MONDAY NIGHT LECTURE SERIES | EMPLACING THE LOCAL
MICHAEL ARMSTRONG ROCHE
Wesleyan University
With the first permanent commercial theaters in Europe, Madrid and London launched a theatrical revolution from the 1570s. Socially mixed audiences avid for entertainment drove a demand for novelty that gave rise to a huge dramatic repertory, notorious for breaking rules and flouting decorum. Regularly attacked by moralists, these plays are now considered canonical in both Spain and England. This talk looks at that theatrical revolution first through two tragedies by Lope de Vega (1606) and John Webster (1613) on the early 16th-century Duchess of Amalfi.

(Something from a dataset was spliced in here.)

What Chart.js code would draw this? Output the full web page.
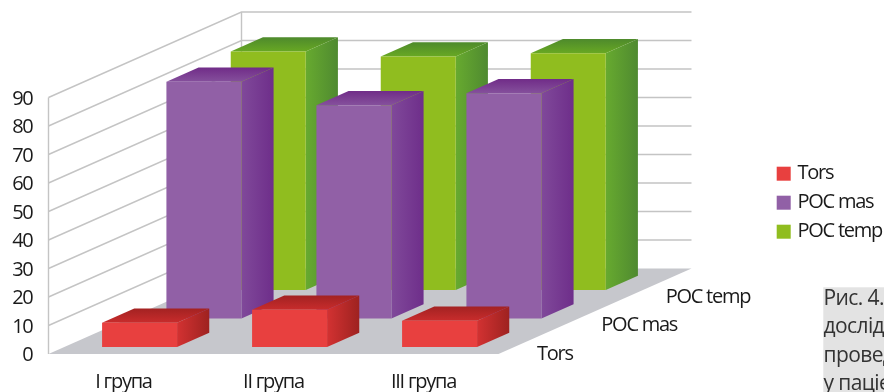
<!DOCTYPE html>
<html>
<head>
<meta charset="utf-8">
<style>
  html, body { margin: 0; padding: 0; background: #fff; }
  #wrap { width: 884px; height: 392px; }
</style>
<script src="https://cdn.jsdelivr.net/npm/chart.js@4/dist/chart.umd.min.js"></script>
</head>
<body>
<div id="wrap"><canvas id="myChart" width="884" height="392"></canvas></div>
<script>
const groups = ['I група', 'II група', 'III група'];
const tors = [8.5, 13, 9.2];
const pocMas = [83, 74.8, 79];
const pocTemp = [83.6, 81.9, 83];
const yTicksMax = 90;
const captionLines = ['Рис. 4.', 'дослід', 'провед', 'у паціє'];

const FONT = '"Open Sans", sans-serif';
const TEXT = '#1a1a1a';

// oblique projection of the depth axis
const DEPTH_X = 193;
const DEPTH_Y = -85.5;
const BAR_DEPTH = 0.5 / 3;

const palette = {
  Tors: { front: '#e8403f', side: ['#d33232', '#9e2220'], top: ['#c82c2c', '#a32222'] },
  'POC mas': { front: '#9160a6', side: ['#80499a', '#6e2e8a'], top: ['#85509c', '#702c88'] },
  'POC temp': { front: '#90bd1f', side: ['#67aa2f', '#4f8a30'], top: ['#68a823', '#4e8a2c'] }
};

function poly(ctx, pts, fill) {
  ctx.beginPath();
  ctx.moveTo(pts[0][0], pts[0][1]);
  for (let i = 1; i < pts.length; i++) ctx.lineTo(pts[i][0], pts[i][1]);
  ctx.closePath();
  ctx.fillStyle = fill;
  ctx.fill();
}

// bars with a front, top and side face, pushed back along the depth axis by dataset
class Bar3dController extends Chart.BarController {
  draw() {
    const ctx = this.chart.ctx;
    const row = this.index;
    const colors = palette[this.getDataset().label];
    const d = (row + 0.25) / 3;
    const ox = DEPTH_X * d, oy = DEPTH_Y * d;
    const sx = DEPTH_X * BAR_DEPTH, sy = DEPTH_Y * BAR_DEPTH;
    const bars = this.getMeta().data;
    for (let i = 0; i < bars.length; i++) {
      const bar = bars[i];
      const l = bar.x - bar.width / 2 + ox;
      const r = bar.x + bar.width / 2 + ox;
      const t = bar.y + oy;
      const b = bar.base + oy;

      const sideGrad = ctx.createLinearGradient(r, 0, r + sx, 0);
      sideGrad.addColorStop(0, colors.side[0]);
      sideGrad.addColorStop(1, colors.side[1]);
      poly(ctx, [[r, t], [r + sx, t + sy], [r + sx, b + sy], [r, b]], sideGrad);

      const topGrad = ctx.createLinearGradient(0, t, 0, t + sy);
      topGrad.addColorStop(0, colors.top[0]);
      topGrad.addColorStop(1, colors.top[1]);
      poly(ctx, [[l, t], [r, t], [r + sx, t + sy], [l + sx, t + sy]], topGrad);

      poly(ctx, [[l, t], [r, t], [r, b], [l, b]], colors.front);
    }
  }
}
Bar3dController.id = 'bar3d';
Bar3dController.defaults = Chart.BarController.defaults;
Bar3dController.overrides = Chart.BarController.overrides;
Chart.register(Bar3dController);

const scenePlugin = {
  id: 'scene',
  // the labels are set tight; the canvas state is lost on every resize, so set it here
  beforeDraw(chart) {
    chart.ctx.letterSpacing = '-1.25px';
  },
  beforeDatasetsDraw(chart) {
    const { ctx, chartArea: a, scales } = chart;
    const bl = [a.left, a.bottom], br = [a.right, a.bottom];
    const backL = [a.left + DEPTH_X, a.bottom + DEPTH_Y];
    const backR = [a.right + DEPTH_X, a.bottom + DEPTH_Y];
    poly(ctx, [bl, br, backR, backL], '#c6c7cc');

    ctx.save();
    ctx.lineWidth = 1.4;
    ctx.strokeStyle = '#c4c4c4';
    scales.y.ticks.forEach(function(tick) {
      if (tick.value === 0) return;
      const y = scales.y.getPixelForValue(tick.value);
      ctx.beginPath();
      ctx.moveTo(a.left, y);
      ctx.lineTo(backL[0], y + DEPTH_Y);
      ctx.lineTo(backR[0], y + DEPTH_Y);
      ctx.stroke();
    });
    ctx.beginPath();
    ctx.moveTo(a.left, a.top);
    ctx.lineTo(a.left, a.bottom);
    ctx.moveTo(backL[0], a.top + DEPTH_Y);
    ctx.lineTo(backL[0], backL[1]);
    ctx.stroke();
    ctx.restore();
  },
  afterDraw(chart) {
    const { ctx, chartArea: a } = chart;
    ctx.save();
    ctx.font = '20px ' + FONT;
    ctx.textBaseline = 'middle';
    ctx.textAlign = 'left';

    // depth axis labels
    chart.data.datasets.forEach(function(ds, i) {
      ctx.fillStyle = TEXT;
      ctx.fillText(ds.label, a.right + 38.5 + DEPTH_X * i / 3, a.bottom + DEPTH_Y * i / 3);
    });

    // legend
    chart.data.datasets.forEach(function(ds, i) {
      const y = 166.7 + i * 29;
      ctx.fillStyle = palette[ds.label].front;
      ctx.fillRect(776.7, y, 14, 14);
      ctx.fillStyle = TEXT;
      ctx.fillText(ds.label, 797.5, y + 7);
    });

    // figure caption beside the chart
    ctx.fillStyle = '#e3e3e3';
    ctx.fillRect(823.3, 287.3, 61, 105);
    ctx.fillStyle = '#333';
    ctx.font = '21px ' + FONT;
    ctx.letterSpacing = '-0.6px';
    ctx.textBaseline = 'alphabetic';
    captionLines.forEach(function(line, i) {
      ctx.fillText(line, 823.5, 305 + i * 28.4);
    });
    ctx.restore();
  }
};

const config = {
  type: 'bar3d',
  data: {
    labels: groups,
    datasets: [
      { label: 'Tors', data: tors, clip: false },
      { label: 'POC mas', data: pocMas, clip: false },
      { label: 'POC temp', data: pocTemp, clip: false }
    ]
  },
  options: {
    responsive: false,
    animation: false,
    grouped: false,
    barPercentage: 1,
    categoryPercentage: 0.5,
    layout: { padding: { top: 97.5, right: 385.5, left: 0, bottom: 0 } },
    plugins: { legend: { display: false }, tooltip: { enabled: false } },
    scales: {
      x: {
        type: 'category',
        offset: true,
        grid: { display: false, drawTicks: false },
        border: { display: false },
        ticks: { color: TEXT, font: { family: FONT, size: 20 }, padding: 16, maxRotation: 0, autoSkip: false },
        afterFit(scale) { scale.height = 38; }
      },
      y: {
        type: 'linear',
        min: 0,
        max: yTicksMax,
        grid: { display: false, drawTicks: false },
        border: { display: false },
        ticks: { stepSize: 10, color: TEXT, font: { family: FONT, size: 20 }, padding: 16, labelOffset: 1.5 },
        afterFit(scale) { scale.width = 48.5; }
      }
    }
  },
  plugins: [scenePlugin]
};

const myChart = new Chart(document.getElementById('myChart'), config);
</script>
</body>
</html>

Dramatizing a taboo-shattering story about a cross-rank clandestine marriage initiated by a woman that ends in revenge murder by her brothers, they cut usefully against the grain of comparative (literary and historical) narratives about early modern Spain and England. Lope and Webster differ from their more misogynistic sources in promoting sympathy for the Duchess. And yet Lope’s rewriting of the Duchess’s story in the deliciously subversive comedy The Dog in the Manger (1615) offers the occasion to think about significant differences in the two traditions, particularly those shaped by the fact that actresses ruled the Spanish stage in the kinds of roles played by boy-actors in England.